If the bond passes, Red Bridge Elementary School will be enlarged by two classrooms, eliminating the current use of trailers. Photo by Talal Alaseeri.

Center Bond Kickoff

By John Sharp

A community forum and campaign kickoff for the Center School District’s no tax increase $48 million bond issue that will be on the April 2 ballot will run from 1 to 3 p.m. Saturday, February 9, at Holmeswood Baptist Church, 9700 Holmes Rd.

Members of the public are invited to attend and ask any questions they have about the bond issue to fund capital improvements at all district schools which will need the approval of four-sevenths (57.1 percent) of those voting to pass.  The free event is hosted by Citizens for Center, the campaign committee supporting the bond issue.

District officials have stressed that more space is needed at some of its schools to accommodate significant enrollment increases at all four of its elementary schools and at its middle school since 2013 and that its aging facilities need energy conservation improvements and other upgrades and major repairs, as well as security improvements.  The last bond issue in the district for facility upgrades was in 2009.

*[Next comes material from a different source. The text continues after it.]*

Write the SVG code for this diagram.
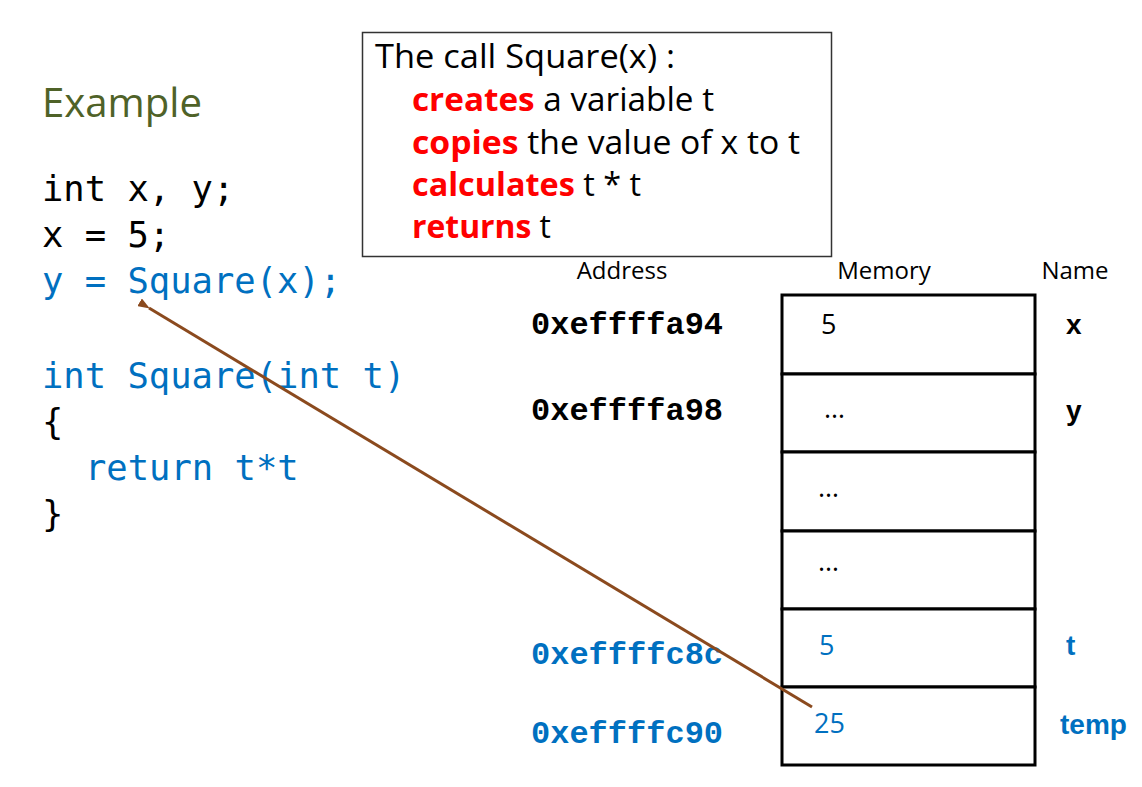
<svg xmlns="http://www.w3.org/2000/svg" width="1142" height="787" viewBox="0 0 1142 787">
<style>
.code{font-family:"DejaVu Sans Mono","Liberation Mono",monospace;font-size:35.5px}
.blk{fill:#000}
.blu{fill:#0070c0}
.sans{font-family:"Open Sans","Liberation Sans",sans-serif}
.box{font-size:32px}
.red{fill:#ff0000;font-weight:bold}
.hdr{font-size:24px}
.addr{font-family:"Liberation Mono","Courier New",monospace;font-weight:bold;font-size:32px}
.val{font-family:"Open Sans","Liberation Sans",sans-serif;font-size:27px}
.nm{font-family:"Liberation Sans",sans-serif;font-weight:bold;font-size:28px}
.cell{fill:#fff;stroke:#000;stroke-width:3}
</style>
<defs>
<marker id="ah" markerWidth="12" markerHeight="9" refX="1" refY="4.5" orient="auto" markerUnits="userSpaceOnUse">
<path d="M12,0 L0,4.5 L12,9 Z" fill="#8b4a1e"/>
</marker>
</defs>
<rect width="1142" height="787" fill="#fff"/>
<g id="title"><text x="42" y="117" class="sans" font-size="40" fill="#4f6228" textLength="160" lengthAdjust="spacingAndGlyphs">Example</text></g>
<g id="code">
<text x="42" y="201" class="code blk">int x, y;</text>
<text x="42" y="247" class="code blk">x = 5;</text>
<text x="42" y="293" class="code blu">y = Square(x);</text>
<text x="42" y="388" class="code blu">int Square(int t)</text>
<text x="42" y="434" class="code blk">{</text>
<text x="85" y="480" class="code blu">return t*t</text>
<text x="42" y="526" class="code blk">}</text>
</g>
<g id="callbox">
<rect x="362.5" y="32.5" width="469" height="224" fill="#fff" stroke="#333" stroke-width="1.5"/>
<text x="375" y="68" class="sans box" textLength="300" lengthAdjust="spacingAndGlyphs">The call Square(x) :</text>
<text x="412" y="111" class="sans box" textLength="302" lengthAdjust="spacingAndGlyphs"><tspan class="red">creates</tspan> a variable t</text>
<text x="412" y="154" class="sans box" textLength="388" lengthAdjust="spacingAndGlyphs"><tspan class="red">copies</tspan> the value of x to t</text>
<text x="412" y="196" class="sans box" textLength="229" lengthAdjust="spacingAndGlyphs"><tspan class="red">calculates</tspan> t * t</text>
<text x="412" y="238" class="sans box" textLength="139" lengthAdjust="spacingAndGlyphs"><tspan class="red">returns</tspan> t</text>
</g>
<g id="headers" class="sans hdr">
<text x="622" y="279" text-anchor="middle">Address</text>
<text x="884" y="279" text-anchor="middle">Memory</text>
<text x="1075" y="279" text-anchor="middle">Name</text>
</g>
<g id="cells">
<rect class="cell" x="782" y="295" width="253" height="79"/>
<rect class="cell" x="782" y="374" width="253" height="78"/>
<rect class="cell" x="782" y="452" width="253" height="79"/>
<rect class="cell" x="782" y="531" width="253" height="78"/>
<rect class="cell" x="782" y="609" width="253" height="78"/>
<rect class="cell" x="782" y="687" width="253" height="78"/>
</g>
<g id="values">
<text x="821" y="334" class="val blk">5</text>
<text x="824" y="418" class="val blk">…</text>
<text x="818" y="497" class="val blk">…</text>
<text x="818" y="571" class="val blk">…</text>
<text x="819" y="655" class="val blu">5</text>
<text x="814" y="733" class="val blu">25</text>
</g>
<g id="addresses">
<text x="531" y="334" class="addr blk">0xeffffa94</text>
<text x="531" y="420" class="addr blk">0xeffffa98</text>
<text x="531" y="664" class="addr blu">0xeffffc8c</text>
<text x="531" y="743" class="addr blu">0xeffffc90</text>
</g>
<g id="names">
<text x="1066" y="334" class="nm blk">x</text>
<text x="1066" y="420" class="nm blk">y</text>
<text x="1066" y="655" class="nm blu">t</text>
<text x="1060" y="734" class="nm blu">temp</text>
</g>
<g id="connectors">
<line x1="812" y1="707" x2="149" y2="308" stroke="#8b4a1e" stroke-width="3" marker-end="url(#ah)"/>
</g>
</svg>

The biggest single project to be funded by the bonds will be the replacement of the undersized Indian Creek Elementary School (where some students are eating lunch in the hallways) that many district officials have said has design flaws with a new building at the site which can accommodate recent enrollment growth.  The cost of the new school is estimated to be $18.6 million.

The district originally was debating on whether to remodel and enlarge the current building or replace it, but the school board decided since the cost of remodeling and enlarging the building was nearly as high as constructing a new building, it made more sense to construct a larger and more modern building with a more functional design that would be a longer lasting community asset.

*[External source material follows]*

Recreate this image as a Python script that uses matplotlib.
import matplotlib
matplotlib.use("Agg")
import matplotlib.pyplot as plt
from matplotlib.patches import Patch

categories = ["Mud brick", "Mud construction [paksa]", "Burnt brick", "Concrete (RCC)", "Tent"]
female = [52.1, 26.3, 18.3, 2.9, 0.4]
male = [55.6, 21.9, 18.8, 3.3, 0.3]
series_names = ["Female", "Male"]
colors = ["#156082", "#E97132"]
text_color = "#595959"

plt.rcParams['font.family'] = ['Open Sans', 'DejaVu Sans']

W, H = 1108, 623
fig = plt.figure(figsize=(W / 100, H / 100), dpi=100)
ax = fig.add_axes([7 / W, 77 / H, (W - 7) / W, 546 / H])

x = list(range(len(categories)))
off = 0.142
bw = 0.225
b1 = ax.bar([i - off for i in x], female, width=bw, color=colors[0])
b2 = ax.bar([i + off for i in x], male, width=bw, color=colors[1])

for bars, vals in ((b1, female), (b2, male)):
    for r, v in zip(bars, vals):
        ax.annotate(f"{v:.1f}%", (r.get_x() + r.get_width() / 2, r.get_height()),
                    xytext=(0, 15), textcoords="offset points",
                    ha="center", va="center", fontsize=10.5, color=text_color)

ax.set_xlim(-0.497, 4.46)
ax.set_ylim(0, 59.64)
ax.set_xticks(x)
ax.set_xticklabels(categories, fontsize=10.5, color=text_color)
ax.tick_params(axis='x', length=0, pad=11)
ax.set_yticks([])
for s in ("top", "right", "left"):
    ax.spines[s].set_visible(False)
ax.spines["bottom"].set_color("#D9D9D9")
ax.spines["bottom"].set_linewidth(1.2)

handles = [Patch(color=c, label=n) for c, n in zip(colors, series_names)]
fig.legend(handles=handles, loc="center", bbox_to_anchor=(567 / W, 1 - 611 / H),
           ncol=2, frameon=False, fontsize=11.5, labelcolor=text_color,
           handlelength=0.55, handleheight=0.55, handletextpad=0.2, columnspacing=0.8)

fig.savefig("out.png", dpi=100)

Red Bridge Elementary School will be enlarged by adding two classrooms on the east side of the building to accommodate higher enrollment and eliminate the current use of mobile trailers to provide classroom space.  That is estimated to cost $1.7 million, and HVAC, kitchen, lighting, main office and roof improvements are estimated to cost an additional $2.6 million. Cafeteria and gym renovations at the school are possible if funds are available.

Another major project that is under consideration for bond financing is acquiring and renovating a building that can be used to expand the district’s pre-kindergarten program currently located at Boone Elementary School.

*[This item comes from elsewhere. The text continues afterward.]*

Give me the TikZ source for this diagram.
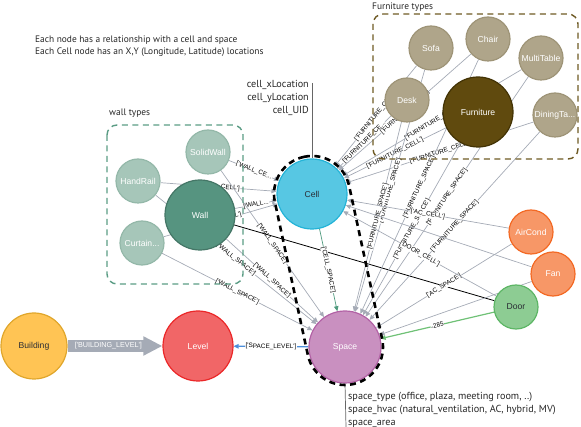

School Superintendent Dr. Sharon Nibbelink said the district’s goal is to offer universal full-day pre-kindergarten instruction to the 200-250 four-year-olds in the district.  Center’s current program is for only half the day and is not universal.

“Our kindergarten teachers can clearly tell which students have gone to pre-kindergarten and which haven’t,” she said.

Security improvements estimated to cost a little over $2 million will include installing secure entryways at all schools and upgrading communications systems and security cameras.  At a recent meeting of the Center Planning & Development Council, both Beverly Cunningham, current school board president, and Merrell Bennekin, former president and co-chair of the bond campaign, stressed the importance of providing safety and security for students and teachers.

“In most of our buildings you can be buzzed in and have free rein,” Bennekin said.

The most recent bond campaign fact sheet notes most of the district’s schools will need the addition of a glass-enclosed entryway leading to the front office, with a separately locked entrance to the rest of the building, but Center Alternative School and Center Elementary School will require more extensive modifications.

The fact sheet listed the following improvements that will be made at other district schools if the bond issue passes and their cost estimates.

Boone Elementary School – $4.2 million for access improvements for persons with disabilities, a new HVAC system, interior door replacements, lighting modernization, restroom renovation and roof improvements.

Center Elementary School – $1.7 million for HVAC improvements, lighting modernization, restroom renovation and roof improvements.

Center Middle School – $4.4 million for HVAC improvements, kitchen upgrades, lighting modernization, main office remodeling, restroom renovation and roof improvements.

Center Alternative School – $1.3 million for ground source heating upgrades, lighting modernization, restroom renovation, retaining wall repairs and roof improvements.

Center High School – $5.7 million for access improvements for people with disabilities, major HVAC improvements, kitchen upgrades, lighting modernization, restroom renovation and roof improvements.

Passage of the bond issue has been endorsed by the South Kansas City Chamber of Commerce and the South Kansas City Alliance.